On 30-01-2015 00:57, John Holland wrote:

In the end I uninstalled Debian because of the following problems:

1. The brightness of the screen does not readjust after
suspend/resume in Debian (I worked hard trying to solve this with
some published hacks, but no full success).

2. Often the Mac got hot with closed lid, eating the battery. This
seems caused by the above firmware manipulation hack.

3. Ugrades of OSX seem to damage the reFind configuration. Also there
is a problem writing the hidden rescue partition during an upgrade of
OSX.
\


I'm writing this from wheezy on my macbook pro (2011). It took a while
to get it working well but now it has been for >> 1 year. Some of the
key things that have helped:

things I have never resolved: screen brightness keys, keyboard
brightness keys - I'm not sure if hibernate would work as I don't have
a swap partition to use for it. I did make shell scripts to do these
things and they can be mapped to key combinations in various ways if
those things are a priority.


John Holland
jholland@vin-dit.org
gpg public key ID 0xEFAF0D15


I'm writing this on my macbook pro (late 2011) with xubuntu 14.04 (I switched from debian, which I used for about 6 years, because I don't like systemd).

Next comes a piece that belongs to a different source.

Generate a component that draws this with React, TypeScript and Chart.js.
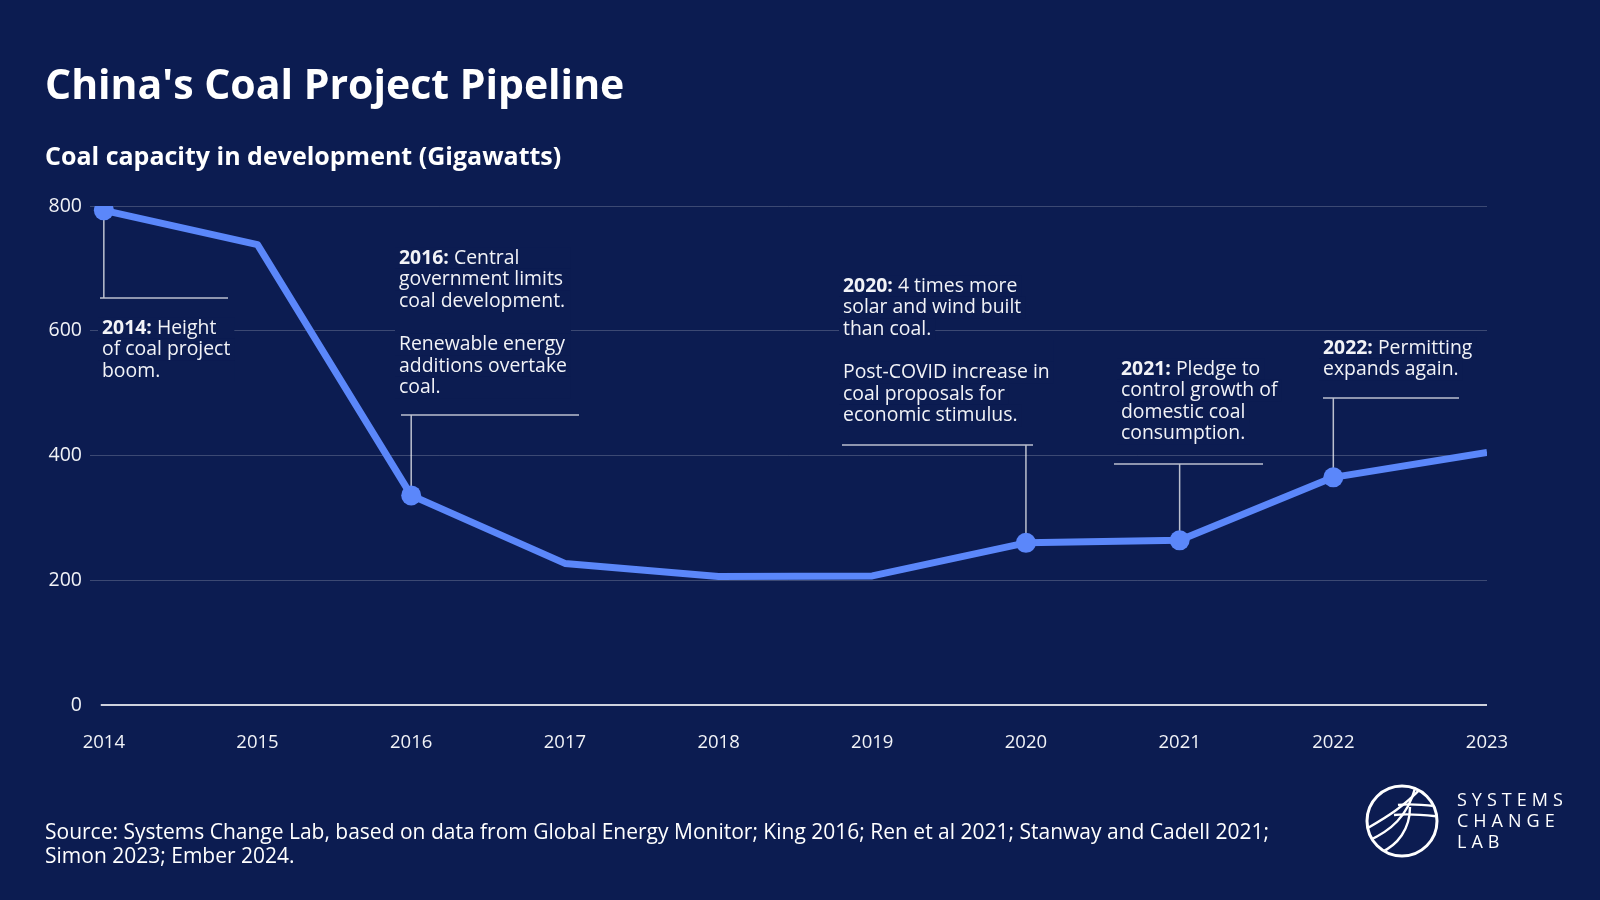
import React, { useEffect, useRef } from 'react';
import { Chart, registerables } from 'chart.js';

Chart.register(...registerables);

// ---------- Data ----------
const years = [2014, 2015, 2016, 2017, 2018, 2019, 2020, 2021, 2022, 2023];
const capacityGW = [793, 738, 336, 227, 206, 207, 260, 264, 365, 405];
const markedYears = [2014, 2016, 2020, 2021, 2022];
const yTickValues = [0, 200, 400, 600, 800];

const titleText = "China's Coal Project Pipeline";
const subtitleText = 'Coal capacity in development (Gigawatts)';
const sourceLines = [
  'Source: Systems Change Lab, based on data from Global Energy Monitor; King 2016; Ren et al 2021; Stanway and Cadell 2021;',
  'Simon 2023; Ember 2024.',
];
const logoLines = ['SYSTEMS', 'CHANGE', 'LAB'];

const noteYears = [2014, 2016, 2020, 2021, 2022];
const noteHeads = ['2014:', '2016:', '2020:', '2021:', '2022:'];
const noteBodies = [
  [' Height', 'of coal project', 'boom.'],
  [' Central', 'government limits', 'coal development.', '', 'Renewable energy', 'additions overtake', 'coal.'],
  [' 4 times more', 'solar and wind built', 'than coal.', '', 'Post-COVID increase in', 'coal proposals for', 'economic stimulus.'],
  [' Pledge to', 'control growth of', 'domestic coal', 'consumption.'],
  [' Permitting', 'expands again.'],
];

// ---------- Layout / style ----------
const BG = '#0c1c51';
const LINE = '#5b87fa';
const FONT = '"Open Sans", "Noto Sans", sans-serif';
const noteLayout = [
  { tx: 102, ty: 328, ruleY: 298, rx1: 100, rx2: 228, mask: 'block' },
  { tx: 399, ty: 258, ruleY: 415, rx1: 401, rx2: 579, mask: 'block' },
  { tx: 843, ty: 286, ruleY: 445, rx1: 842, rx2: 1033, mask: 'line' },
  { tx: 1121, ty: 369, ruleY: 464, rx1: 1114, rx2: 1263, mask: 'line' },
  { tx: 1323, ty: 348, ruleY: 398, rx1: 1323, rx2: 1459, mask: 'line' },
];
const NOTE_LH = 21.6;
const NOTE_SIZE = 19.4;

function drawLogo(ctx: CanvasRenderingContext2D) {
  const cx = 1402, cy = 821, r = 35;
  ctx.save();
  ctx.strokeStyle = '#ffffff';
  ctx.lineWidth = 3;
  ctx.beginPath();
  ctx.arc(cx, cy, r, 0, Math.PI * 2);
  ctx.stroke();
  ctx.beginPath();
  ctx.arc(cx, cy, r - 1, 0, Math.PI * 2);
  ctx.clip();
  ctx.lineWidth = 2.4;
  const path = (pts: number[]) => {
    ctx.beginPath();
    ctx.moveTo(cx + pts[0], cy + pts[1]);
    ctx.bezierCurveTo(cx + pts[2], cy + pts[3], cx + pts[4], cy + pts[5], cx + pts[6], cy + pts[7]);
    ctx.stroke();
  };
  path([-36, 8, -15, -4, 2, -14, 24, -38]);
  path([-34, 20, -12, 10, 6, -4, 14, -36]);
  path([-22, 32, -4, 24, 8, 8, 8, -14]);
  path([-4, -16, 10, -18, 24, -16, 40, -14]);
  path([-8, -6, 8, -8, 24, -6, 40, -4]);
  ctx.restore();

  ctx.save();
  ctx.fillStyle = '#ffffff';
  ctx.font = `400 18px ${FONT}`;
  (ctx as any).letterSpacing = '5px';
  ctx.textBaseline = 'middle';
  logoLines.forEach((t, i) => ctx.fillText(t, 1457, 801 + i * 21));
  ctx.restore();
}

const decorPlugin = {
  id: 'decor',
  beforeDraw(chart: any) {
    const ctx = chart.ctx as CanvasRenderingContext2D;
    ctx.save();
    ctx.fillStyle = BG;
    ctx.fillRect(0, 0, chart.width, chart.height);
    ctx.restore();
  },
  beforeDatasetsDraw(chart: any) {
    const ctx = chart.ctx as CanvasRenderingContext2D;
    const xs = chart.scales.x;
    const ys = chart.scales.y;
    // baseline
    ctx.save();
    ctx.strokeStyle = 'rgba(255,255,255,0.8)';
    ctx.lineWidth = 2;
    const y0 = ys.getPixelForValue(0);
    ctx.beginPath();
    ctx.moveTo(xs.getPixelForValue(2013.98), y0);
    ctx.lineTo(chart.chartArea.right, y0);
    ctx.stroke();
    ctx.restore();

    noteYears.forEach((yr, i) => {
      const L = noteLayout[i];
      const head = noteHeads[i];
      const body = noteBodies[i];
      const boldFont = `700 ${NOTE_SIZE}px ${FONT}`;
      const regFont = `400 ${NOTE_SIZE}px ${FONT}`;
      ctx.save();
      const widths = body.map((ln, j) => {
        ctx.font = regFont;
        let w = ctx.measureText(ln).width;
        if (j === 0) {
          ctx.font = boldFont;
          w += ctx.measureText(head).width;
        }
        return w;
      });
      const maxW = Math.max(...widths);
      ctx.fillStyle = BG;
      body.forEach((ln, j) => {
        const cyLine = L.ty + j * NOTE_LH;
        const w = L.mask === 'block' || ln === '' ? maxW : widths[j];
        ctx.fillRect(L.tx - 4, cyLine - NOTE_LH / 2, w + 8, NOTE_LH);
      });
      ctx.fillStyle = '#f2f3f7';
      ctx.textBaseline = 'middle';
      body.forEach((ln, j) => {
        const cyLine = L.ty + j * NOTE_LH;
        let x = L.tx;
        if (j === 0) {
          ctx.font = boldFont;
          ctx.fillText(head, x, cyLine);
          x += ctx.measureText(head).width;
        }
        ctx.font = regFont;
        ctx.fillText(ln, x, cyLine);
      });
      const idx = years.indexOf(yr);
      const px = xs.getPixelForValue(yr);
      const py = ys.getPixelForValue(capacityGW[idx]);
      ctx.strokeStyle = 'rgba(255,255,255,0.72)';
      ctx.lineWidth = 1.5;
      ctx.beginPath();
      ctx.moveTo(px, py);
      ctx.lineTo(px, L.ruleY);
      ctx.moveTo(L.rx1, L.ruleY);
      ctx.lineTo(L.rx2, L.ruleY);
      ctx.stroke();
      ctx.restore();
    });
  },
  afterDraw(chart: any) {
    const ctx = chart.ctx as CanvasRenderingContext2D;
    ctx.save();
    ctx.fillStyle = '#ffffff';
    ctx.textBaseline = 'alphabetic';
    ctx.font = `700 41px ${FONT}`;
    ctx.fillText(titleText, 45, 99);
    ctx.font = `700 25px ${FONT}`;
    ctx.fillText(subtitleText, 45, 165);
    ctx.font = `400 21px ${FONT}`;
    ctx.textBaseline = 'middle';
    sourceLines.forEach((t, i) => ctx.fillText(t, 45, 833 + i * 24));
    ctx.restore();
    drawLogo(ctx);
  },
};

export default function App() {
  const ref = useRef<HTMLCanvasElement | null>(null);
  useEffect(() => {
    if (!ref.current) return;
    const chart = new Chart(ref.current, {
      type: 'line',
      data: {
        datasets: [
          {
            data: years.map((y, i) => ({ x: y, y: capacityGW[i] })),
            borderColor: LINE,
            backgroundColor: LINE,
            borderWidth: 7,
            borderJoinStyle: 'round',
            pointRadius: years.map((y) => (markedYears.includes(y) ? 10 : 0)),
            pointBackgroundColor: LINE,
            pointBorderWidth: 0,
            pointHoverRadius: 0,
            tension: 0,
          },
        ],
      },
      options: {
        animation: false,
        responsive: false,
        events: [],
        layout: { padding: { left: 0, top: 206, right: 113, bottom: 145 } },
        plugins: { legend: { display: false }, tooltip: { enabled: false }, title: { display: false } },
        scales: {
          x: {
            type: 'linear',
            min: 2013.91,
            max: 2023,
            afterBuildTicks: (s: any) => {
              s.ticks = years.map((v) => ({ value: v }));
            },
            afterFit: (s: any) => {
              s.height = 50;
            },
            ticks: {
              color: '#f2f3f7',
              font: { family: FONT, size: 18.5 },
              padding: 27,
              maxRotation: 0,
              autoSkip: false,
              callback: (v: any) => String(v),
            },
            grid: { display: false, drawTicks: false },
            border: { display: false },
          },
          y: {
            min: 0,
            max: 800,
            afterBuildTicks: (s: any) => {
              s.ticks = yTickValues.map((v) => ({ value: v }));
            },
            afterFit: (s: any) => {
              s.width = 90;
            },
            ticks: {
              color: '#f2f3f7',
              font: { family: FONT, size: 19.5 },
              padding: 8,
              callback: (v: any) => String(v),
            },
            grid: {
              color: (c: any) => (c.tick && c.tick.value === 0 ? 'rgba(0,0,0,0)' : 'rgba(255,255,255,0.2)'),
              lineWidth: 1,
              drawTicks: false,
            },
            border: { display: false },
          },
        },
      },
      plugins: [decorPlugin],
    } as any);
    return () => chart.destroy();
  }, []);
  return (
    <div style={{ position: 'absolute', left: 0, top: 0, width: 1600, height: 900, background: BG }}>
      <canvas ref={ref} width={1600} height={900} style={{ width: 1600, height: 900, display: 'block' }} />
    </div>
  );
}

I have everything working for a month now: suspend, backlight keys, keyboard backlight, sound, ...

I know xubuntu is not debian but, being a derivative, I think it would be possible to do it on wheezy as well. For me, the key was using the package pommed which also exists on debian wheezy. This makes all the hot keys work and also sound and beep, and even switching the default of the function keys (top row).

As to the gpu, I login through refind into grub that passes commands to the kernel that switch to intel and switch-off amd completely. I also had to issue hardware commands directly to the hardware ports by slightly modifying a grub script. As an indication, when I do $ lspci | grep VGA, I only see the intel gpu, the amd doesn't even show.

This saves a lot of battery; when I pull out the adapter, I see 7 hours on the power manager icon. Of course I also have the cpu on "power-on-demand".

Still concerning the suspend, I remember I had to repeat the port commands to switch the gpu on wake-up.

I did this by reading a lot on the net but unfortunately I lost track of the links. But, if you have trouble finding it, I'm willing to dive in it again because only about a month has past, it's still fresh in my mind.